Exercise → Set the listing down unchanged, minus every embedded image.

++++++++

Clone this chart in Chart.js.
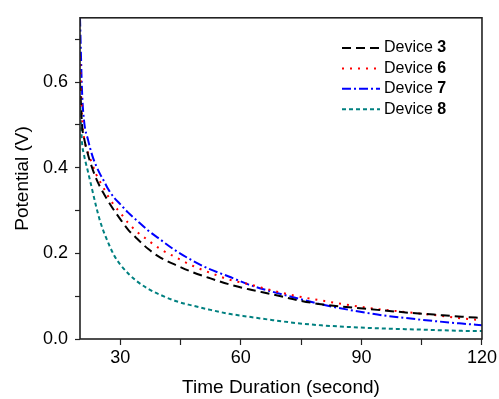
<!DOCTYPE html>
<html>
<head>
<meta charset="utf-8">
<script src="https://cdn.jsdelivr.net/npm/chart.js@4"></script>
<style>
    html, body { margin: 0; padding: 0; background: #fff; }
    #wrap { width: 499px; height: 399px; }
</style>
</head>
<body>
<div id="wrap"><canvas id="decayChart" width="499" height="399"></canvas></div>
<script>
// time axis (seconds) shared by all curves
const times = [20, 20.5, 21, 22, 23, 24, 25, 26, 27, 28.5, 30, 32, 34, 37, 40, 44, 48, 52, 57, 62, 68, 74, 80, 87, 94, 101, 108, 115, 120];

// potential (V)
const device3 = [0.60, 0.50, 0.47, 0.43, 0.40, 0.375, 0.355, 0.338, 0.322, 0.300, 0.280, 0.255, 0.236, 0.210, 0.190, 0.172, 0.156, 0.143, 0.128, 0.116, 0.104, 0.091, 0.081, 0.074, 0.068, 0.062, 0.057, 0.052, 0.049];
const device6 = [0.66, 0.52, 0.47, 0.435, 0.41, 0.385, 0.367, 0.350, 0.333, 0.312, 0.295, 0.271, 0.252, 0.230, 0.210, 0.190, 0.171, 0.156, 0.139, 0.128, 0.113, 0.100, 0.090, 0.079, 0.070, 0.063, 0.056, 0.048, 0.044];
const device7 = [0.75, 0.58, 0.51, 0.465, 0.43, 0.405, 0.385, 0.368, 0.350, 0.330, 0.315, 0.295, 0.278, 0.253, 0.232, 0.205, 0.183, 0.164, 0.146, 0.127, 0.110, 0.095, 0.081, 0.068, 0.057, 0.049, 0.042, 0.036, 0.032];
const device8 = [0.56, 0.46, 0.43, 0.39, 0.35, 0.31, 0.275, 0.248, 0.225, 0.195, 0.174, 0.153, 0.136, 0.117, 0.103, 0.088, 0.078, 0.069, 0.059, 0.052, 0.044, 0.037, 0.032, 0.028, 0.025, 0.023, 0.021, 0.019, 0.0185];

const deviceNumbers = ['3', '6', '7', '8'];
const xTicks = [30, 45, 60, 75, 90, 105, 120];
const yTicks = [0, 0.1, 0.2, 0.3, 0.4, 0.5, 0.6, 0.7];

const styles = [
    { color: '#000000', dash: [9, 5] },
    { color: '#ff0000', dash: [2, 6] },
    { color: '#0000ff', dash: [9, 3, 2, 3] },
    { color: '#008080', dash: [4, 3] }
];

const seriesValues = [device3, device6, device7, device8];
const fontFamily = '"Liberation Sans", Arial, sans-serif';

const datasets = seriesValues.map((vals, i) => ({
    label: 'Device ' + deviceNumbers[i],
    data: times.map((t, k) => ({ x: t, y: vals[k] })),
    borderColor: styles[i].color,
    borderDash: styles[i].dash,
    borderWidth: 2,
    pointRadius: 0,
    fill: false,
    cubicInterpolationMode: 'monotone'
}));

// box around the plot area
const frameBox = {
    id: 'frameBox',
    afterDatasetsDraw(chart) {
        const { ctx, chartArea: a } = chart;
        ctx.save();
        ctx.strokeStyle = '#222';
        ctx.lineWidth = 1.6;
        ctx.setLineDash([]);
        ctx.strokeRect(a.left, a.top, a.right - a.left, a.bottom - a.top);
        ctx.restore();
    }
};

// legend with bold device number
const deviceLegend = {
    id: 'deviceLegend',
    afterDraw(chart) {
        const ctx = chart.ctx;
        const x0 = 342, x1 = 380, textX = 384;
        ctx.save();
        chart.data.datasets.forEach((ds, i) => {
            const y = 48 + i * 20.4;
            ctx.strokeStyle = ds.borderColor;
            ctx.lineWidth = 2;
            ctx.setLineDash(ds.borderDash);
            ctx.beginPath();
            ctx.moveTo(x0, y);
            ctx.lineTo(x1, y);
            ctx.stroke();
            ctx.setLineDash([]);
            ctx.fillStyle = '#000';
            ctx.textBaseline = 'middle';
            ctx.font = '16px ' + fontFamily;
            ctx.fillText('Device ', textX, y);
            const w = ctx.measureText('Device ').width;
            ctx.font = 'bold 16px ' + fontFamily;
            ctx.fillText(deviceNumbers[i], textX + w, y);
        });
        ctx.restore();
    }
};

new Chart(document.getElementById('decayChart'), {
    type: 'line',
    data: { datasets: datasets },
    plugins: [frameBox, deviceLegend],
    options: {
        responsive: false,
        animation: false,
        layout: { padding: { left: 11, top: 14, right: 16, bottom: 0 } },
        plugins: {
            legend: { display: false },
            tooltip: { enabled: false }
        },
        scales: {
            x: {
                type: 'linear',
                min: 20,
                max: 120,
                border: { display: false },
                grid: { drawOnChartArea: false, tickLength: 6, tickColor: '#222', tickWidth: 1.2 },
                afterBuildTicks: scale => { scale.ticks = xTicks.map(v => ({ value: v })); },
                afterFit: scale => { scale.height = 60; },
                ticks: {
                    color: '#000',
                    padding: 2,
                    maxRotation: 0,
                    font: { family: fontFamily, size: 18 },
                    callback: v => (v % 30 === 0 ? String(v) : '')
                },
                title: {
                    display: true,
                    text: 'Time Duration (second)',
                    color: '#000',
                    padding: 0,
                    font: { family: fontFamily, size: 19 }
                }
            },
            y: {
                min: 0,
                max: 0.75,
                border: { display: false },
                grid: { drawOnChartArea: false, tickLength: 5, tickColor: '#222', tickWidth: 1.2 },
                afterBuildTicks: scale => { scale.ticks = yTicks.map(v => ({ value: v })); },
                afterFit: scale => { scale.width = 69; },
                ticks: {
                    color: '#000',
                    padding: 7,
                    font: { family: fontFamily, size: 18 },
                    callback: v => (Math.round(v * 10) % 2 === 0 ? v.toFixed(1) : '')
                },
                title: {
                    display: true,
                    text: 'Potential (V)',
                    color: '#000',
                    padding: 0,
                    font: { family: fontFamily, size: 19 }
                }
            }
        }
    }
});
</script>
</body>
</html>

++++++++

Complete output →
Clone this chart in Chart.js.
<!DOCTYPE html>
<html>
<head>
<meta charset="utf-8">
<script src="https://cdn.jsdelivr.net/npm/chart.js@4"></script>
<style>
    html, body { margin: 0; padding: 0; background: #fff; }
    #wrap { width: 499px; height: 399px; }
</style>
</head>
<body>
<div id="wrap"><canvas id="decayChart" width="499" height="399"></canvas></div>
<script>
// time axis (seconds) shared by all curves
const times = [20, 20.5, 21, 22, 23, 24, 25, 26, 27, 28.5, 30, 32, 34, 37, 40, 44, 48, 52, 57, 62, 68, 74, 80, 87, 94, 101, 108, 115, 120];

// potential (V)
const device3 = [0.60, 0.50, 0.47, 0.43, 0.40, 0.375, 0.355, 0.338, 0.322, 0.300, 0.280, 0.255, 0.236, 0.210, 0.190, 0.172, 0.156, 0.143, 0.128, 0.116, 0.104, 0.091, 0.081, 0.074, 0.068, 0.062, 0.057, 0.052, 0.049];
const device6 = [0.66, 0.52, 0.47, 0.435, 0.41, 0.385, 0.367, 0.350, 0.333, 0.312, 0.295, 0.271, 0.252, 0.230, 0.210, 0.190, 0.171, 0.156, 0.139, 0.128, 0.113, 0.100, 0.090, 0.079, 0.070, 0.063, 0.056, 0.048, 0.044];
const device7 = [0.75, 0.58, 0.51, 0.465, 0.43, 0.405, 0.385, 0.368, 0.350, 0.330, 0.315, 0.295, 0.278, 0.253, 0.232, 0.205, 0.183, 0.164, 0.146, 0.127, 0.110, 0.095, 0.081, 0.068, 0.057, 0.049, 0.042, 0.036, 0.032];
const device8 = [0.56, 0.46, 0.43, 0.39, 0.35, 0.31, 0.275, 0.248, 0.225, 0.195, 0.174, 0.153, 0.136, 0.117, 0.103, 0.088, 0.078, 0.069, 0.059, 0.052, 0.044, 0.037, 0.032, 0.028, 0.025, 0.023, 0.021, 0.019, 0.0185];

const deviceNumbers = ['3', '6', '7', '8'];
const xTicks = [30, 45, 60, 75, 90, 105, 120];
const yTicks = [0, 0.1, 0.2, 0.3, 0.4, 0.5, 0.6, 0.7];

const styles = [
    { color: '#000000', dash: [9, 5] },
    { color: '#ff0000', dash: [2, 6] },
    { color: '#0000ff', dash: [9, 3, 2, 3] },
    { color: '#008080', dash: [4, 3] }
];

const seriesValues = [device3, device6, device7, device8];
const fontFamily = '"Liberation Sans", Arial, sans-serif';

const datasets = seriesValues.map((vals, i) => ({
    label: 'Device ' + deviceNumbers[i],
    data: times.map((t, k) => ({ x: t, y: vals[k] })),
    borderColor: styles[i].color,
    borderDash: styles[i].dash,
    borderWidth: 2,
    pointRadius: 0,
    fill: false,
    cubicInterpolationMode: 'monotone'
}));

// box around the plot area
const frameBox = {
    id: 'frameBox',
    afterDatasetsDraw(chart) {
        const { ctx, chartArea: a } = chart;
        ctx.save();
        ctx.strokeStyle = '#222';
        ctx.lineWidth = 1.6;
        ctx.setLineDash([]);
        ctx.strokeRect(a.left, a.top, a.right - a.left, a.bottom - a.top);
        ctx.restore();
    }
};

// legend with bold device number
const deviceLegend = {
    id: 'deviceLegend',
    afterDraw(chart) {
        const ctx = chart.ctx;
        const x0 = 342, x1 = 380, textX = 384;
        ctx.save();
        chart.data.datasets.forEach((ds, i) => {
            const y = 48 + i * 20.4;
            ctx.strokeStyle = ds.borderColor;
            ctx.lineWidth = 2;
            ctx.setLineDash(ds.borderDash);
            ctx.beginPath();
            ctx.moveTo(x0, y);
            ctx.lineTo(x1, y);
            ctx.stroke();
            ctx.setLineDash([]);
            ctx.fillStyle = '#000';
            ctx.textBaseline = 'middle';
            ctx.font = '16px ' + fontFamily;
            ctx.fillText('Device ', textX, y);
            const w = ctx.measureText('Device ').width;
            ctx.font = 'bold 16px ' + fontFamily;
            ctx.fillText(deviceNumbers[i], textX + w, y);
        });
        ctx.restore();
    }
};

new Chart(document.getElementById('decayChart'), {
    type: 'line',
    data: { datasets: datasets },
    plugins: [frameBox, deviceLegend],
    options: {
        responsive: false,
        animation: false,
        layout: { padding: { left: 11, top: 14, right: 16, bottom: 0 } },
        plugins: {
            legend: { display: false },
            tooltip: { enabled: false }
        },
        scales: {
            x: {
                type: 'linear',
                min: 20,
                max: 120,
                border: { display: false },
                grid: { drawOnChartArea: false, tickLength: 6, tickColor: '#222', tickWidth: 1.2 },
                afterBuildTicks: scale => { scale.ticks = xTicks.map(v => ({ value: v })); },
                afterFit: scale => { scale.height = 60; },
                ticks: {
                    color: '#000',
                    padding: 2,
                    maxRotation: 0,
                    font: { family: fontFamily, size: 18 },
                    callback: v => (v % 30 === 0 ? String(v) : '')
                },
                title: {
                    display: true,
                    text: 'Time Duration (second)',
                    color: '#000',
                    padding: 0,
                    font: { family: fontFamily, size: 19 }
                }
            },
            y: {
                min: 0,
                max: 0.75,
                border: { display: false },
                grid: { drawOnChartArea: false, tickLength: 5, tickColor: '#222', tickWidth: 1.2 },
                afterBuildTicks: scale => { scale.ticks = yTicks.map(v => ({ value: v })); },
                afterFit: scale => { scale.width = 69; },
                ticks: {
                    color: '#000',
                    padding: 7,
                    font: { family: fontFamily, size: 18 },
                    callback: v => (Math.round(v * 10) % 2 === 0 ? v.toFixed(1) : '')
                },
                title: {
                    display: true,
                    text: 'Potential (V)',
                    color: '#000',
                    padding: 0,
                    font: { family: fontFamily, size: 19 }
                }
            }
        }
    }
});
</script>
</body>
</html>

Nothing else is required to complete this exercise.